At precisely five o’clock on Sunday afternoon, the mayor of Regla climbs up Fortín hill. Despite a heavy downpour, over a thousand people accompany him to observe the two minutes of silence and meditation. Afterward, the mayor plants an olive tree on top of the hill in homage to the man who was always planting the red flag over there, in the middle of the snow.
(215)
Sandino
is short and thin as a rake. A stray wind would blow him away were he not so firmly planted in the soil of Nicaragua.
In this land, his land, Augusto César Sandino stands tall and speaks of what the land has said to him, for when Sandino stretches out to sleep, his land whispers sorrow and sweetness to him.
Sandino speaks of the secrets of his invaded and humiliated land, and asks, How many of you love it as much as I do?
Twenty-nine San Albino miners step forward.
These are the first soldiers in Nicaragua’s army of liberation.
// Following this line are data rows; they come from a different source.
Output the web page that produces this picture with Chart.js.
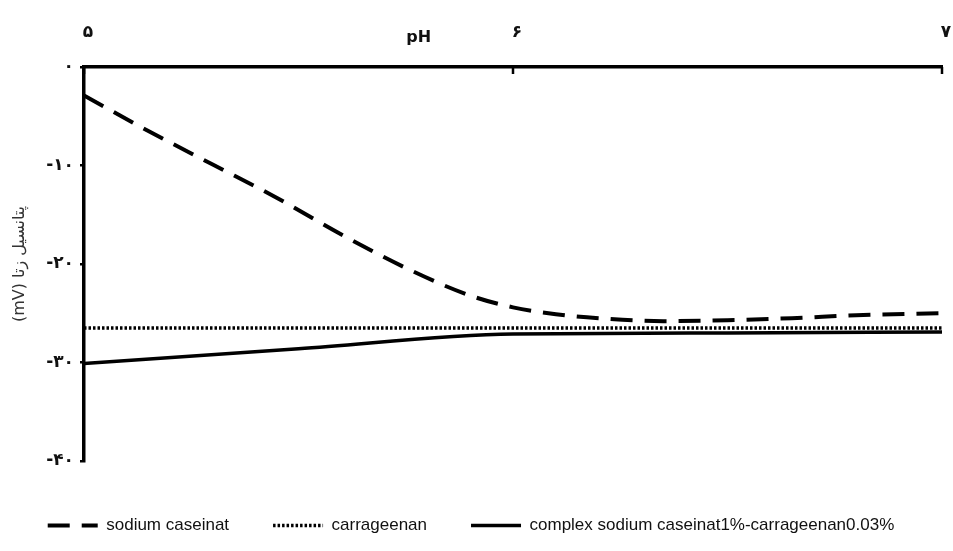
<!DOCTYPE html>
<html>
<head>
<meta charset="utf-8">
<script src="https://cdn.jsdelivr.net/npm/chart.js@4.4.1/dist/chart.umd.min.js"></script>
<style>
  html, body { margin: 0; padding: 0; background: #ffffff; }
  #wrap { width: 953px; height: 551px; }
</style>
</head>
<body>
<div id="wrap"><canvas id="c" width="953" height="551"></canvas></div>
<script>
// ---- data ----
const caseinatPH   = [5.0, 5.15, 5.3, 5.45, 5.6, 5.75, 5.9, 6.0, 6.1, 6.2, 6.35, 6.5, 6.65, 6.8, 7.0];
const caseinatZeta = [-2.9, -6.5, -9.9, -13.3, -17.0, -20.4, -23.2, -24.4, -25.1, -25.5, -25.8, -25.7, -25.5, -25.2, -25.0];

const carrageenanPH   = [5.0, 6.0, 7.0];
const carrageenanZeta = [-26.5, -26.5, -26.5];

const complexPH   = [5.0, 5.5, 6.0, 6.5, 7.0];
const complexZeta = [-30.1, -28.6, -27.1, -27.0, -26.9];

const seriesNames = ['sodium caseinat', 'carrageenan', 'complex sodium caseinat1%-carrageenan0.03%'];

const xTicks = [5, 6, 7];
const xTickLabels = ['۵', '۶', '۷'];
const yTicks = [0, -10, -20, -30, -40];
const yTickLabels = ['۰', '-۱۰', '-۲۰', '-۳۰', '-۴۰'];

const xTitle = 'pH';
const xTitleAt = 5.78;            // pH value under which the axis title sits
const yTitle = '(mV) پتانسیل زتا';

// ---- helpers ----
const toPoints = (xs, ys) => xs.map((x, i) => ({ x: x, y: ys[i] }));

const pHTitlePlugin = {
  id: 'pHTitle',
  afterDraw(chart) {
    const xs = chart.scales.x;
    const ctx = chart.ctx;
    ctx.save();
    ctx.font = 'bold 16px "DejaVu Sans", sans-serif';
    ctx.fillStyle = '#111';
    ctx.textAlign = 'center';
    ctx.textBaseline = 'middle';
    ctx.fillText(xTitle, xs.getPixelForValue(xTitleAt), xs.top + 38);
    ctx.restore();
  }
};

// top-axis ticks in the reference point down into the plot
const inwardTicksPlugin = {
  id: 'inwardTicks',
  afterDatasetsDraw(chart) {
    const xs = chart.scales.x;
    const ctx = chart.ctx;
    ctx.save();
    ctx.strokeStyle = '#000';
    ctx.lineWidth = 2.5;
    xTicks.forEach(v => {
      const px = xs.getPixelForValue(v);
      ctx.beginPath();
      ctx.moveTo(px, xs.bottom);
      ctx.lineTo(px, xs.bottom + 7);
      ctx.stroke();
    });
    ctx.restore();
  }
};

const tickFont = { family: '"DejaVu Sans", sans-serif', size: 17, weight: 'bold' };

new Chart(document.getElementById('c'), {
  type: 'line',
  data: {
    datasets: [
      {
        label: seriesNames[0],
        data: toPoints(caseinatPH, caseinatZeta),
        borderColor: '#000',
        backgroundColor: '#000',
        borderWidth: 4,
        borderDash: [22, 12],
        pointRadius: 0,
        cubicInterpolationMode: 'monotone',
        fill: false
      },
      {
        label: seriesNames[1],
        data: toPoints(carrageenanPH, carrageenanZeta),
        borderColor: '#000',
        backgroundColor: '#000',
        borderWidth: 3.5,
        borderDash: [2.5, 2],
        pointRadius: 0,
        fill: false
      },
      {
        label: seriesNames[2],
        data: toPoints(complexPH, complexZeta),
        borderColor: '#000',
        backgroundColor: '#000',
        borderWidth: 3.5,
        pointRadius: 0,
        cubicInterpolationMode: 'monotone',
        fill: false
      }
    ]
  },
  options: {
    responsive: false,
    animation: false,
    events: [],
    layout: { padding: { top: 0, right: 11, bottom: 7, left: 0 } },
    scales: {
      x: {
        type: 'linear',
        position: 'top',
        min: 5,
        max: 7,
        afterBuildTicks(scale) { scale.ticks = xTicks.map(v => ({ value: v })); },
        afterFit(scale) { scale.height = 67; scale.paddingLeft = 0; scale.paddingRight = 0; },
        ticks: {
          color: '#111',
          font: tickFont,
          padding: 24,
          maxRotation: 0,
          labelOffset: 4,
          callback: (v) => xTickLabels[xTicks.indexOf(v)] ?? ''
        },
        grid: { display: true, drawOnChartArea: false, drawTicks: false, color: '#000', lineWidth: 2 },
        border: { display: true, color: '#000', width: 3.5 }
      },
      xPad: {
        type: 'linear',
        position: 'bottom',
        display: true,
        afterFit(scale) { scale.height = 12; scale.paddingLeft = 0; scale.paddingRight = 0; },
        ticks: { display: false },
        grid: { display: false, drawTicks: false },
        border: { display: false }
      },
      y: {
        type: 'linear',
        position: 'left',
        min: -40,
        max: 0,
        afterBuildTicks(scale) { scale.ticks = yTicks.map(v => ({ value: v })); },
        afterFit(scale) { scale.width = 84; scale.paddingTop = 0; scale.paddingBottom = 0; },
        ticks: {
          color: '#111',
          font: tickFont,
          padding: 6,
          callback: (v) => yTickLabels[yTicks.indexOf(v)] ?? ''
        },
        grid: { display: true, drawOnChartArea: false, drawTicks: true, tickLength: 4, color: '#000', lineWidth: 2.5 },
        border: { display: true, color: '#000', width: 3.5 },
        title: {
          display: true,
          text: yTitle,
          color: '#333',
          font: { family: '"DejaVu Sans", sans-serif', size: 16 },
          padding: { top: 10, bottom: 0 }
        }
      }
    },
    plugins: {
      legend: {
        display: true,
        position: 'bottom',
        labels: {
          usePointStyle: true,
          pointStyle: 'line',
          pointStyleWidth: 50,
          padding: 44,
          color: '#111',
          font: { family: '"Liberation Sans", Arial, sans-serif', size: 17 },
          generateLabels(chart) {
            const items = Chart.defaults.plugins.legend.labels.generateLabels(chart);
            return items.map(it => {
              const ds = chart.data.datasets[it.datasetIndex];
              it.lineDash = ds.borderDash || [];
              it.lineWidth = ds.borderWidth;
              it.strokeStyle = ds.borderColor;
              it.pointStyle = 'line';
              return it;
            });
          }
        }
      },
      tooltip: { enabled: false },
      title: { display: false }
    }
  },
  plugins: [pHTitlePlugin, inwardTicksPlugin]
});
</script>
</body>
</html>
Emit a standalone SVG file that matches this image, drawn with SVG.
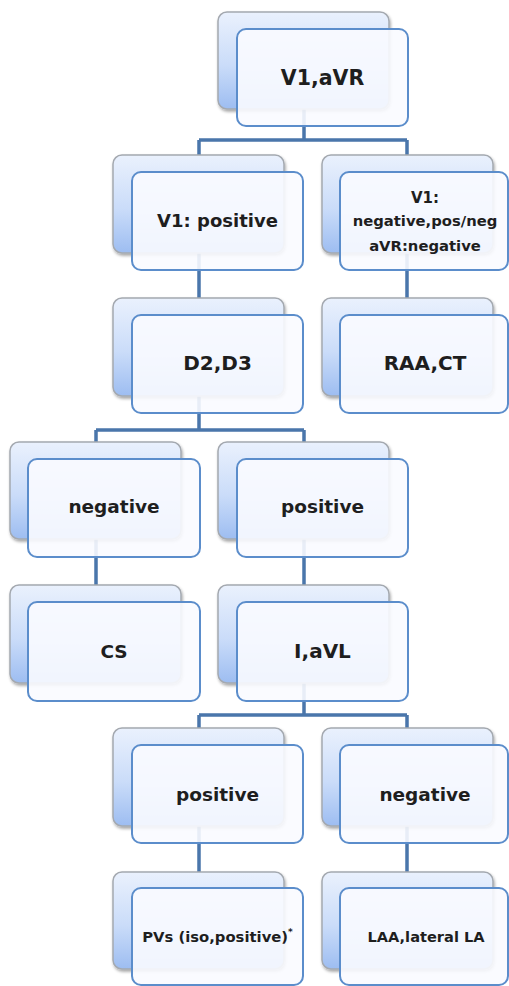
<svg xmlns="http://www.w3.org/2000/svg" width="509" height="986" viewBox="0 0 509 986">
<defs>
<linearGradient id="bg" x1="0" y1="0" x2="0" y2="1">
<stop offset="0" stop-color="#eaf1fd"/>
<stop offset="0.55" stop-color="#cadcf9"/>
<stop offset="1" stop-color="#9dbdf1"/>
</linearGradient>
<filter id="sh" x="-10%" y="-10%" width="125%" height="130%">
<feDropShadow dx="1" dy="2" stdDeviation="1.5" flood-color="#000" flood-opacity="0.35"/>
</filter>
</defs>
<style>
.back{fill:url(#bg);stroke:#a4a9b0;stroke-width:1.5;filter:url(#sh)}
.front{fill:#f9fbff;fill-opacity:0.9;stroke:#5b8dcb;stroke-width:2}
.conn{fill:none;stroke:#4a76ab;stroke-width:3.5}
text{font-family:"DejaVu Sans","Liberation Sans",sans-serif;font-weight:bold;fill:#1e1e1e;text-anchor:middle}
</style>
<rect width="509" height="986" fill="#ffffff"/>
<g id="connectors">
<path class="conn" d="M304,108 V140 M199,140 H407 M199,140 V155 M407,140 V155"/>
<path class="conn" d="M199,253 V298 M407,253 V298"/>
<path class="conn" d="M199,396 V430 M96,430 H304 M96,430 V442 M304,430 V442"/>
<path class="conn" d="M96,539 V585 M304,539 V585"/>
<path class="conn" d="M304,683 V715 M199,715 H407 M199,715 V728 M407,715 V728"/>
<path class="conn" d="M199,826 V872 M407,826 V872"/>
</g>
<g id="n-v1avr">
<rect class="back" x="218" y="12" width="171" height="97" rx="9"/>
<rect class="front" x="237" y="29" width="171" height="97" rx="9"/>
<text x="322.5" y="85" font-size="20.5">V1,aVR</text>
</g>
<g id="n-v1pos">
<rect class="back" x="113" y="155" width="171" height="98" rx="9"/>
<rect class="front" x="132" y="172" width="171" height="98" rx="9"/>
<text x="217.5" y="227" font-size="18">V1: positive</text>
</g>
<g id="n-v1neg">
<rect class="back" x="322" y="155" width="171" height="98" rx="9"/>
<rect class="front" x="340" y="172" width="168" height="98" rx="9"/>
<text x="425" y="203" font-size="15">V1:</text>
<text x="425" y="226" font-size="14.8">negative,pos/neg</text>
<text x="425" y="251" font-size="14.8">aVR:negative</text>
</g>
<g id="n-d2d3">
<rect class="back" x="113" y="298" width="171" height="98" rx="9"/>
<rect class="front" x="132" y="315" width="171" height="98" rx="9"/>
<text x="217.5" y="370" font-size="20">D2,D3</text>
</g>
<g id="n-raact">
<rect class="back" x="322" y="298" width="171" height="98" rx="9"/>
<rect class="front" x="340" y="315" width="168" height="98" rx="9"/>
<text x="425" y="370" font-size="20">RAA,CT</text>
</g>
<g id="n-neg1">
<rect class="back" x="10" y="442" width="171" height="97" rx="9"/>
<rect class="front" x="28" y="459" width="172" height="98" rx="9"/>
<text x="114" y="513" font-size="18.5">negative</text>
</g>
<g id="n-pos1">
<rect class="back" x="218" y="442" width="171" height="97" rx="9"/>
<rect class="front" x="237" y="459" width="171" height="98" rx="9"/>
<text x="322.5" y="513" font-size="18.5">positive</text>
</g>
<g id="n-cs">
<rect class="back" x="10" y="585" width="171" height="98" rx="9"/>
<rect class="front" x="28" y="602" width="172" height="99" rx="9"/>
<text x="114" y="658" font-size="18.5">CS</text>
</g>
<g id="n-iavl">
<rect class="back" x="218" y="585" width="171" height="98" rx="9"/>
<rect class="front" x="237" y="602" width="171" height="99" rx="9"/>
<text x="322.5" y="658" font-size="20">I,aVL</text>
</g>
<g id="n-pos2">
<rect class="back" x="113" y="728" width="171" height="98" rx="9"/>
<rect class="front" x="132" y="745" width="171" height="98" rx="9"/>
<text x="217.5" y="801" font-size="18.5">positive</text>
</g>
<g id="n-neg2">
<rect class="back" x="322" y="728" width="171" height="98" rx="9"/>
<rect class="front" x="340" y="745" width="168" height="98" rx="9"/>
<text x="425" y="801" font-size="18.5">negative</text>
</g>
<g id="n-pvs">
<rect class="back" x="113" y="872" width="171" height="97" rx="9"/>
<rect class="front" x="132" y="888" width="171" height="97" rx="9"/>
<text x="217.5" y="942" font-size="14.8">PVs (iso,positive)<tspan font-size="9" dy="-7">*</tspan></text>
</g>
<g id="n-laa">
<rect class="back" x="322" y="872" width="171" height="97" rx="9"/>
<rect class="front" x="340" y="888" width="168" height="97" rx="9"/>
<text x="426" y="942" font-size="14.6">LAA,lateral LA</text>
</g>
</svg>
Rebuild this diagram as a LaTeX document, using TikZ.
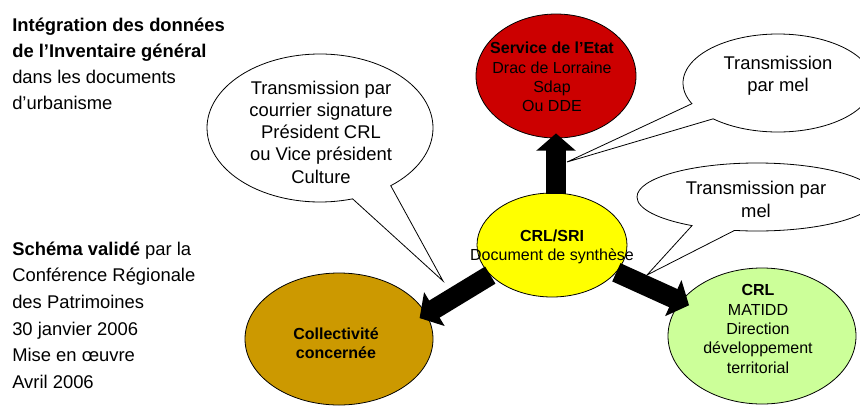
\documentclass[tikz,border=0pt]{standalone}
\usepackage{fontspec}
\setmainfont{Liberation Sans}
\usetikzlibrary{shapes.geometric,shapes.callouts,arrows.meta}
\definecolor{rouge}{HTML}{CC0000}
\definecolor{jaune}{HTML}{FFFF00}
\definecolor{ocre}{HTML}{CC9900}
\definecolor{vert}{HTML}{CCFF99}

\begin{document}
\begin{tikzpicture}[x=0.75pt,y=-0.75pt,
    acteur/.style={ellipse,draw,line width=0.6pt,inner sep=0pt},
    nom/.style={align=center,inner sep=0pt,font=\fontsize{12}{14.5}\selectfont},
    bulle/.style={ellipse callout,draw,fill=white,line width=0.6pt,inner sep=0pt,callout pointer arc=22},
    texte/.style={align=center,inner sep=0pt,font=\fontsize{13.8}{16.7}\selectfont},
    bigarrow/.style={line width=15pt,-{Triangle[length=13pt,width=29pt]}},
    intro/.style={anchor=north west,inner sep=0pt,align=left}]
  \useasboundingbox (0,0) rectangle (860,408);
  \clip (0,0) rectangle (860,408);

  % textes a gauche
  \node[intro,font=\fontsize{13.8}{19.5}\selectfont] (titre) at (12,18)
    {\textbf{Intégration des données}\\\textbf{de l’Inventaire général}\\dans les documents\\d’urbanisme};
  \node[intro,font=\fontsize{13.8}{20}\selectfont] (valide) at (12,241.5)
    {\textbf{Schéma validé} par la\\Conférence Régionale\\des Patrimoines\\30 janvier 2006\\Mise en œuvre\\Avril 2006};

  % les acteurs
  \node[acteur,fill=rouge,minimum width=120pt,minimum height=93pt] (etat) at (556,76) {};
  \node[nom] (etatlbl) at (552,77) {\textbf{Service de l’Etat}\\Drac de Lorraine\\Sdap\\Ou DDE};
  \node[acteur,fill=jaune,minimum width=112.5pt,minimum height=78pt] (crl) at (552,245) {};
  \node[nom] (crllbl) at (552,247) {\textbf{CRL/SRI}\\Document de synthèse};
  \node[acteur,fill=ocre,minimum width=141pt,minimum height=99pt] (coll) at (339,339) {};
  \node[nom] (colllbl) at (336,343) {\textbf{Collectivité}\\\textbf{concernée}};
  \node[acteur,fill=vert,minimum width=141pt,minimum height=102pt] (dev) at (762,336) {};
  \node[nom] (devlbl) at (758,329) {\textbf{CRL}\\MATIDD\\Direction\\développement\\territorial};

  % fleches
  \draw[bigarrow,shorten <=-1pt,shorten >=-3.75pt] (etat.south |- crl.north) -- (etat.south);
  \draw[bigarrow,shorten >=-6pt] (crl.206) -- (coll.16);
  \draw[bigarrow,shorten >=-7pt] (crl.337) -- (dev.157);

  % bulles
  \coordinate (tipA) at (443,281);
  \coordinate (tipB) at (567,162);
  \coordinate (tipC) at (647,275);
  \node[bulle,minimum width=169.5pt,minimum height=111pt,callout absolute pointer={(tipA)}] (courrier) at (320,128) {};
  \node[texte] (courrierlbl) at (321,132) {Transmission par\\courrier signature\\Président CRL\\ou Vice président\\Culture};
  \node[bulle,minimum width=142.5pt,minimum height=73.5pt,callout absolute pointer={(tipB)}] (mel) at (778,83) {};
  \node[texte] (mellbl) at (778,76) {Transmission\\par mel};
  \node[bulle,minimum width=180pt,minimum height=51pt,callout absolute pointer={(tipC)}] (melbis) at (757,197) {};
  \node[texte] (melbislbl) at (756,199.5) {Transmission par\\mel};
\end{tikzpicture}
\end{document}
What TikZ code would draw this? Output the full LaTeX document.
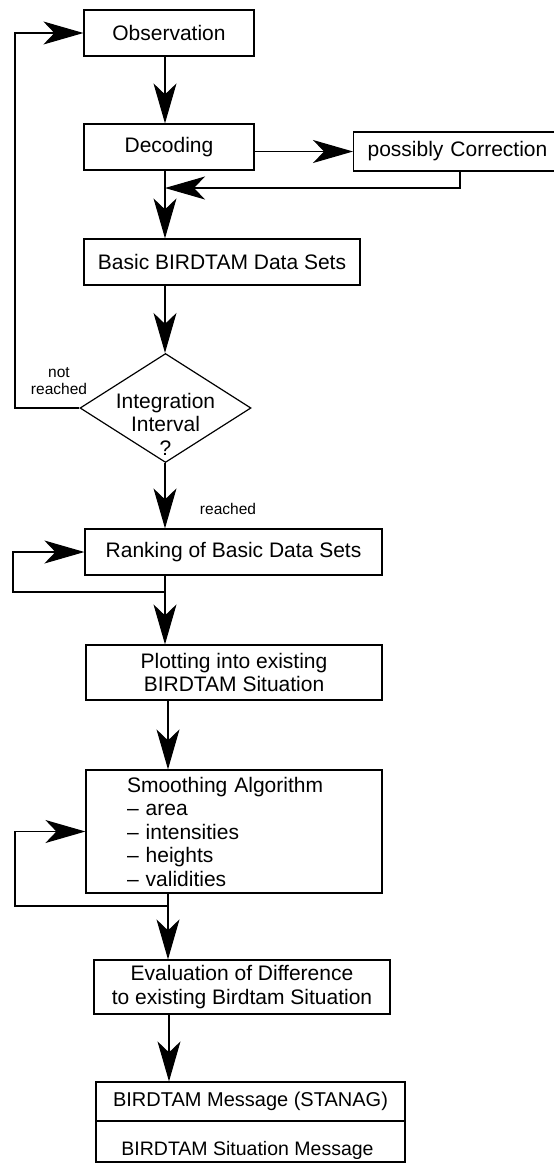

Illiterate, they toil fifteen hours a day hacking gold out of the ground for a North American firm and sleep piled up in a shed. They blow up the mine with dynamite and follow Sandino into the mountains.
Sandino goes on a small white burro.
(118 and 361)
The Most Admirable Women on Earth
are the whores of Puerto Cabezas. From pillow talk they know the exact spot under water where U.S. Marines have buried forty rifles and seven thousand cartridges. Thanks to these women, who risk their lives in defiance of the foreign occupation troops, Sandino and his men rescue from the waters, by torchlight, their first weapons and first ammunition.